Node.js performance monitoring requires a different approach than traditional server environments. The single-threaded event loop, garbage-collected memory model, and asynchronous I/O create unique failure modes that generic CPU and memory metrics alone cannot capture. This article covers the essential metrics and tools you need to keep Node.js applications running smoothly in production.

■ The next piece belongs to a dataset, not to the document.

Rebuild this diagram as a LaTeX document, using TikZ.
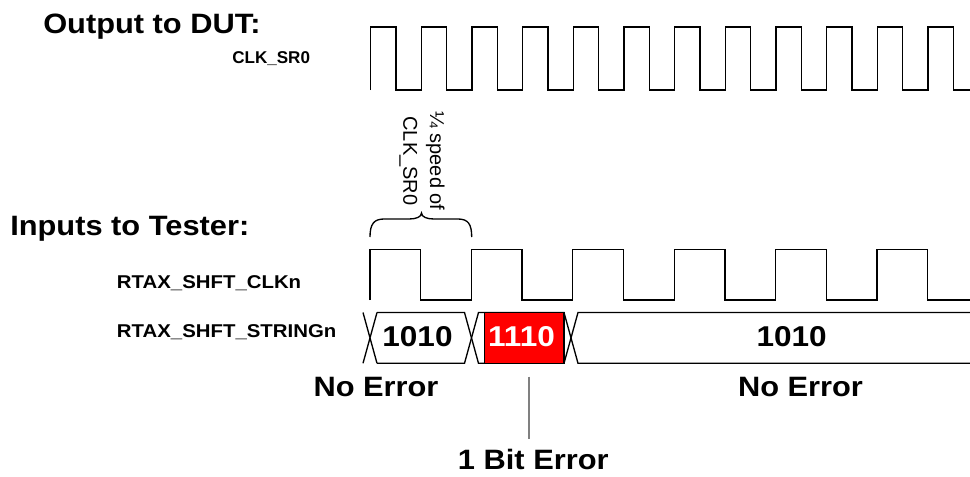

Why Node.js Performance Monitoring Is Different
Unlike multi-threaded servers where a slow operation blocks only one thread, a single CPU-heavy operation in Node.js blocks the entire event loop, stalling all concurrent requests. Garbage collection pauses can introduce unpredictable latency spikes. Common failure modes include event loop starvation, memory leaks from uncleaned closures, callback thrashing, and unhandled promise rejections silently swallowing errors. Understanding these characteristics is the first step toward effective monitoring.
Event Loop Lag
Event loop lag measures the delay between scheduling a timer callback and its actual execution. This is the single most important health indicator for a Node.js process.
const { monitorEventLoopDelay } = require("perf_hooks");
const histogram = monitorEventLoopDelay();
histogram.enable();
// In your health check endpoint:
setInterval(() => {
const lag = histogram.mean / 1e6; // Convert nanoseconds to milliseconds
histogram.reset();
if (lag > 50) logger.warn({ eventLoopLag: lag }, "Event loop lag detected");
}, 10000);
| Lag | Interpretation |
|---|---|
| < 10 ms | Healthy |
| 10–50 ms | Concerning — investigate |
| > 50 ms | Critical — immediate action needed |
Common causes include synchronous CPU-heavy operations, excessive JSON parsing on large payloads, and poorly optimized database queries running in the main thread.
Garbage Collection Metrics
V8’s garbage collector runs in two phases: the fast scavenge (young generation) and the slower mark-sweep-compact (old generation). Long or frequent GC pauses directly impact p99 latency.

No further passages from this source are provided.